Begin

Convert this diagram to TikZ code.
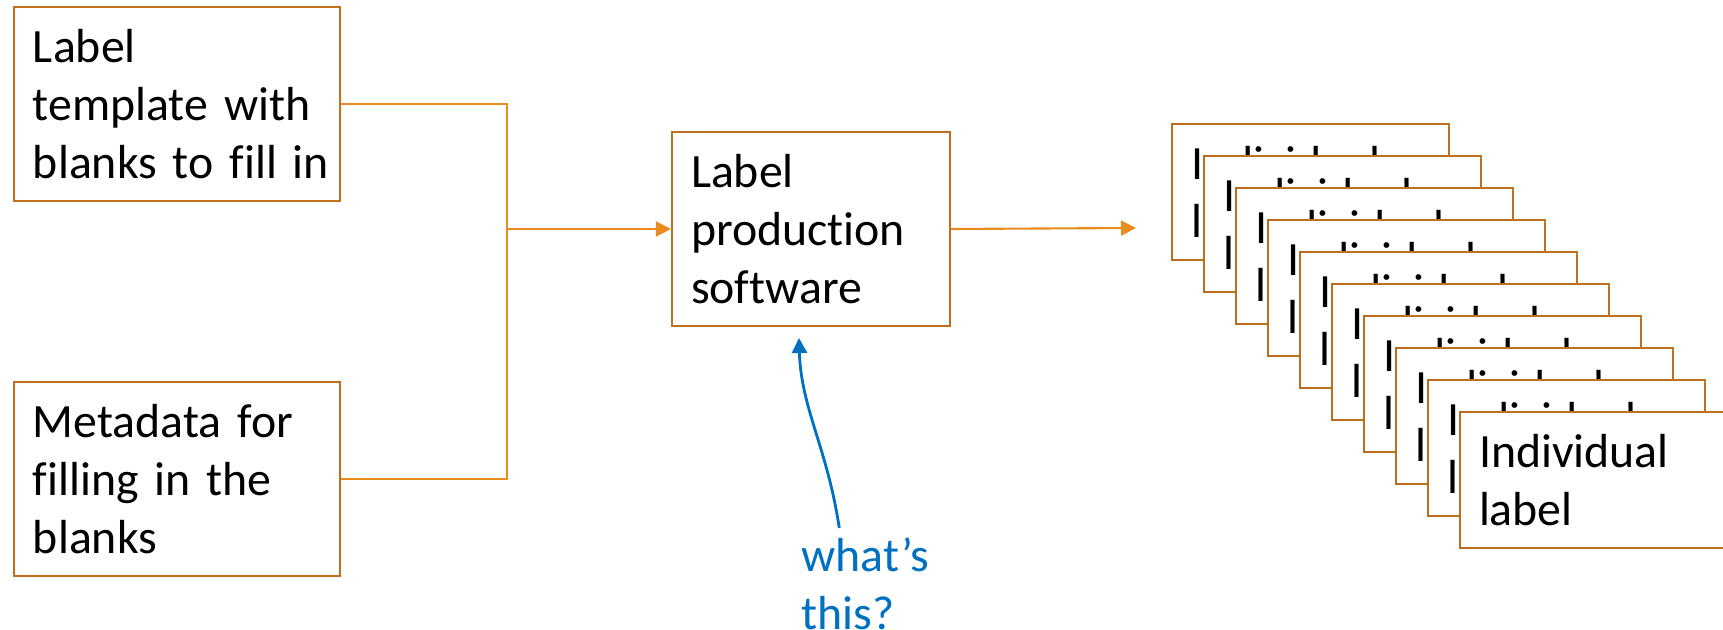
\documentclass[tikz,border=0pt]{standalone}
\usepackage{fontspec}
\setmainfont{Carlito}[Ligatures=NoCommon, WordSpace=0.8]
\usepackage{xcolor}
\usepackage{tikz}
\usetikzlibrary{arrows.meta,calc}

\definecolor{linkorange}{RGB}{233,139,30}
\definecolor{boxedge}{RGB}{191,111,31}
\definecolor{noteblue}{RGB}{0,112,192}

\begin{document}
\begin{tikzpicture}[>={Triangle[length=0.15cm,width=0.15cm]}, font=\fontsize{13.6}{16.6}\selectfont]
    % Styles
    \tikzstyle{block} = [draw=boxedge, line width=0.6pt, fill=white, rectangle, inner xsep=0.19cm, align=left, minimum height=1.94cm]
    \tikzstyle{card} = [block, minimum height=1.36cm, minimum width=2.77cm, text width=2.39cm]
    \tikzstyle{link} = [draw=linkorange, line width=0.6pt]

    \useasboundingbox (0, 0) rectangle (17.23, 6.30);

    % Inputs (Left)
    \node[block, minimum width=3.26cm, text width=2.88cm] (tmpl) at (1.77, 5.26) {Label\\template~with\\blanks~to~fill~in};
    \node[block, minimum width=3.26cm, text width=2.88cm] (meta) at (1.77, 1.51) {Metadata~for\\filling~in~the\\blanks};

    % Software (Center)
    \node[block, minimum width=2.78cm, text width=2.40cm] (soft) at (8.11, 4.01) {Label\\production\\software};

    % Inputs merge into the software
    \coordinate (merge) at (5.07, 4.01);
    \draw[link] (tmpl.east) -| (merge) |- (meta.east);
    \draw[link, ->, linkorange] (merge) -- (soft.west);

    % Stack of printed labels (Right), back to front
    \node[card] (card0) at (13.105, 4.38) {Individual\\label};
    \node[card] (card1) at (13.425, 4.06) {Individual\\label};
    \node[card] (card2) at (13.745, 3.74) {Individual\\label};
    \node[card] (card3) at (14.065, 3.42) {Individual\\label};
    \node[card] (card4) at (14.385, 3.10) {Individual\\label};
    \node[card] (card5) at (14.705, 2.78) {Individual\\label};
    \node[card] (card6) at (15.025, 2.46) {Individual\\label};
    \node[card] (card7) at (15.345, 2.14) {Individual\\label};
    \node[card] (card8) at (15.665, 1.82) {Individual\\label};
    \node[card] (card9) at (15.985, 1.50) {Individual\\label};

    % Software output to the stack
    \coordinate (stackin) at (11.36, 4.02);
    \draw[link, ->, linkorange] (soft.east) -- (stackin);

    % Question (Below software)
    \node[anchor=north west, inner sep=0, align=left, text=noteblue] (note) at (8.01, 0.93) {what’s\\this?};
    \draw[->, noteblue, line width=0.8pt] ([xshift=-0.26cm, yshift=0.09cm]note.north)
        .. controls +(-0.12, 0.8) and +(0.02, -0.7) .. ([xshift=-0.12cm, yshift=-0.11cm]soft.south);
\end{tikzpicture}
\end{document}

End

- _SET PROBLEM_
Write out the whole listing exactly, and drop the pictures.

- _REPLY TO THE EXERCISE_
Convert this diagram to TikZ code.
\documentclass[tikz,border=0pt]{standalone}
\usepackage{fontspec}
\setmainfont{Carlito}[Ligatures=NoCommon, WordSpace=0.8]
\usepackage{xcolor}
\usepackage{tikz}
\usetikzlibrary{arrows.meta,calc}

\definecolor{linkorange}{RGB}{233,139,30}
\definecolor{boxedge}{RGB}{191,111,31}
\definecolor{noteblue}{RGB}{0,112,192}

\begin{document}
\begin{tikzpicture}[>={Triangle[length=0.15cm,width=0.15cm]}, font=\fontsize{13.6}{16.6}\selectfont]
    % Styles
    \tikzstyle{block} = [draw=boxedge, line width=0.6pt, fill=white, rectangle, inner xsep=0.19cm, align=left, minimum height=1.94cm]
    \tikzstyle{card} = [block, minimum height=1.36cm, minimum width=2.77cm, text width=2.39cm]
    \tikzstyle{link} = [draw=linkorange, line width=0.6pt]

    \useasboundingbox (0, 0) rectangle (17.23, 6.30);

    % Inputs (Left)
    \node[block, minimum width=3.26cm, text width=2.88cm] (tmpl) at (1.77, 5.26) {Label\\template~with\\blanks~to~fill~in};
    \node[block, minimum width=3.26cm, text width=2.88cm] (meta) at (1.77, 1.51) {Metadata~for\\filling~in~the\\blanks};

    % Software (Center)
    \node[block, minimum width=2.78cm, text width=2.40cm] (soft) at (8.11, 4.01) {Label\\production\\software};

    % Inputs merge into the software
    \coordinate (merge) at (5.07, 4.01);
    \draw[link] (tmpl.east) -| (merge) |- (meta.east);
    \draw[link, ->, linkorange] (merge) -- (soft.west);

    % Stack of printed labels (Right), back to front
    \node[card] (card0) at (13.105, 4.38) {Individual\\label};
    \node[card] (card1) at (13.425, 4.06) {Individual\\label};
    \node[card] (card2) at (13.745, 3.74) {Individual\\label};
    \node[card] (card3) at (14.065, 3.42) {Individual\\label};
    \node[card] (card4) at (14.385, 3.10) {Individual\\label};
    \node[card] (card5) at (14.705, 2.78) {Individual\\label};
    \node[card] (card6) at (15.025, 2.46) {Individual\\label};
    \node[card] (card7) at (15.345, 2.14) {Individual\\label};
    \node[card] (card8) at (15.665, 1.82) {Individual\\label};
    \node[card] (card9) at (15.985, 1.50) {Individual\\label};

    % Software output to the stack
    \coordinate (stackin) at (11.36, 4.02);
    \draw[link, ->, linkorange] (soft.east) -- (stackin);

    % Question (Below software)
    \node[anchor=north west, inner sep=0, align=left, text=noteblue] (note) at (8.01, 0.93) {what’s\\this?};
    \draw[->, noteblue, line width=0.8pt] ([xshift=-0.26cm, yshift=0.09cm]note.north)
        .. controls +(-0.12, 0.8) and +(0.02, -0.7) .. ([xshift=-0.12cm, yshift=-0.11cm]soft.south);
\end{tikzpicture}
\end{document}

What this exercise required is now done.